Né vers la fin du XVIIème siècle, le pansori est un art vocal scénique consistant à déclamer un récit à travers la parole, le chant ou la musique alternativement. Le narrateur-artiste, seul à raconter est cependant accompagné d’un joueur de tambour qui marque les cadences et rythme l’histoire. Les récits ont été transmis oralement, puis écrits et réécrits suivant le gain de popularité et la demande croissante d’un public de plus en plus noble. Cependant, le pansori est resté un art populaire dans la forme des récits, souvent agrémentés de détails pittoresques et cocasses. S’étant répandu ensuite à travers tout le pays, cet art est désormais devenu un modèle culturel de musique traditionnelle en Corée du Sud.

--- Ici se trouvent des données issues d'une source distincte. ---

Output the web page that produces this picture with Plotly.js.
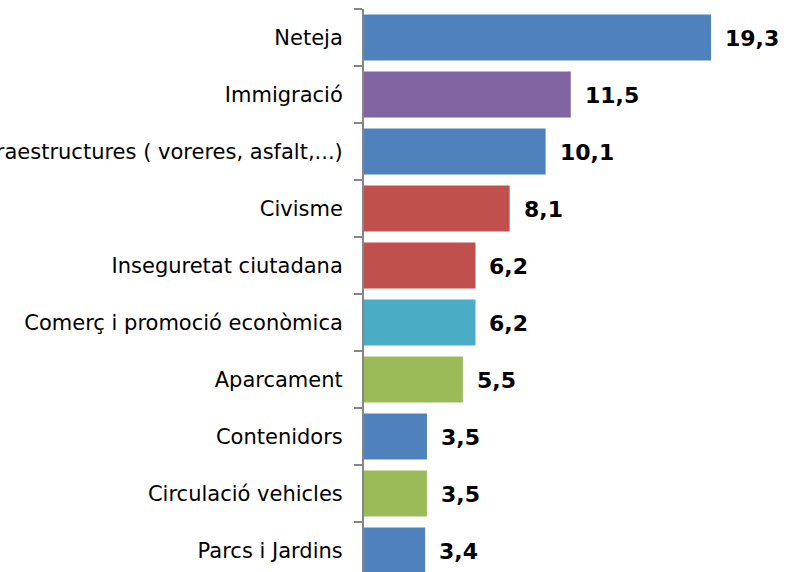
<!DOCTYPE html>
<html>
<head>
<meta charset="utf-8">
<script src="https://cdn.plot.ly/plotly-3.0.1.min.js"></script>
<style>
  html, body { margin: 0; padding: 0; background: #fff; overflow: hidden; }
  #chart { width: 787px; height: 572px; }
</style>
</head>
<body>
<div id="chart"></div>
<script>
const categories = [
  "Neteja",
  "Immigració",
  "Infraestructures ( voreres, asfalt,...)",
  "Civisme",
  "Inseguretat ciutadana",
  "Comerç i promoció econòmica",
  "Aparcament",
  "Contenidors",
  "Circulació vehicles",
  "Parcs i Jardins"
];
const values = [19.3, 11.5, 10.1, 8.1, 6.2, 6.2, 5.5, 3.5, 3.5, 3.4];
const barColors = ["#4F81BD", "#8064A2", "#4F81BD", "#C0504D", "#C0504D",
                   "#4BACC6", "#9BBB59", "#4F81BD", "#9BBB59", "#4F81BD"];
const valueLabels = values.map(v => v.toFixed(1).replace(".", ","));

const trace = {
  type: "bar",
  orientation: "h",
  x: values,
  y: categories,
  marker: { color: barColors },
  hoverinfo: "none"
};

const annotations = values.map((v, i) => ({
  x: v, y: categories[i], xref: "x", yref: "y",
  text: valueLabels[i],
  showarrow: false,
  xanchor: "left", yanchor: "middle",
  xshift: 12, yshift: -1,
  font: { family: "DejaVu Sans", size: 22, color: "#000", weight: "bold" }
}));

const layout = {
  width: 787, height: 572,
  margin: { l: 364, r: 0, t: 9, b: 0, pad: 0 },
  paper_bgcolor: "#fff", plot_bgcolor: "#fff",
  showlegend: false,
  bargap: 0.193,
  xaxis: {
    range: [0, 423 / 17.98],
    visible: false, showgrid: false, zeroline: false, fixedrange: true
  },
  yaxis: {
    type: "category",
    categoryorder: "array", categoryarray: categories,
    range: [9.377, -0.5],
    showline: true, linecolor: "#868686", linewidth: 2,
    ticks: "outside", tickson: "boundaries", ticklen: 8, tickwidth: 2, tickcolor: "#868686",
    showgrid: false, zeroline: false, automargin: false,
    ticklabelstandoff: 15,
    tickfont: { family: "DejaVu Sans", size: 21, color: "#000" }
  },
  annotations: annotations
};

Plotly.newPlot("chart", [trace], layout, { displayModeBar: false, staticPlot: true });
</script>
</body>
</html>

Qui dit transmission écrite des récits implique un support. Le premier Musée du papier Hanji et de son histoire à Jeonju est fort d’une collection de plus de 3000 pièces. Il rend honneur à ce papier traditionnel coréen à base de fibres d’écorce de mûrier et présente entre autre sa fabrication et les différents usages qu’on lui a trouvé. Une grande résistance s’alliant à une grande finesse, ce papier est devenu le privilégié des artistes graphiques mais sert également à la fabrication de divers objets très fins, tels des éventails ou encore des petits meubles. Utilisé dès l’époque de Goryeo pour les correspondances diplomatiques et l’administration royale, le papier n’est pas nécessairement originaire de la ville, mais plutôt de la région, où les mûriers s’épanouissent en masse. Aujourd’hui, le papier est fabriqué selon les mêmes procédés qu’antan. Les artistes contemporains coréens se sont désormais appropriés ce matériau et rivalisent de créativité pour l’adapter et le modeler selon leurs envies.
Bibimbap. Ce mot sonne familier à la plupart des amateurs de cuisine et aux clients assidus des restaurants coréens de la rue Saint-Anne à Paris. Plat emblématique de la gastronomie coréenne, tant apprécié par les étrangers que les locaux, le bibimbap a permis à la ville de Jeonju, son géniteur, d’acquérir une réputation culinaire nationale et internationale. Depuis 2012, l’UNESCO l’a accueilli au sein de son réseau de Cités Créatives de la Gastronomie. Pour les néophytes, le bibimbap est un plat à base de riz et de nombreux ingrédients soigneusement choisis pour s’harmoniser parfaitement, comprenant souvent de la viande de boeuf et divers légumes pré-sautés, ainsi que de la pâte de piment fermenté et de l’huile de sésame. L’ensemble va être mélangé afin d’obtenir un repas complet et goûteux. La popularité de ce plat a fait naître de nombreuses variantes régionales mais Jeonju garde sa place de maître dans l’art de sa préparation, notamment grâce à l’utilisation de tartare de boeuf. Le nombre d’ingrédients, pour un excellent bibimbap, peut s’élever au delà de trente ! Il en va de la virtuosité du chef pour que la magie opère et que la symbiose soit parfaite.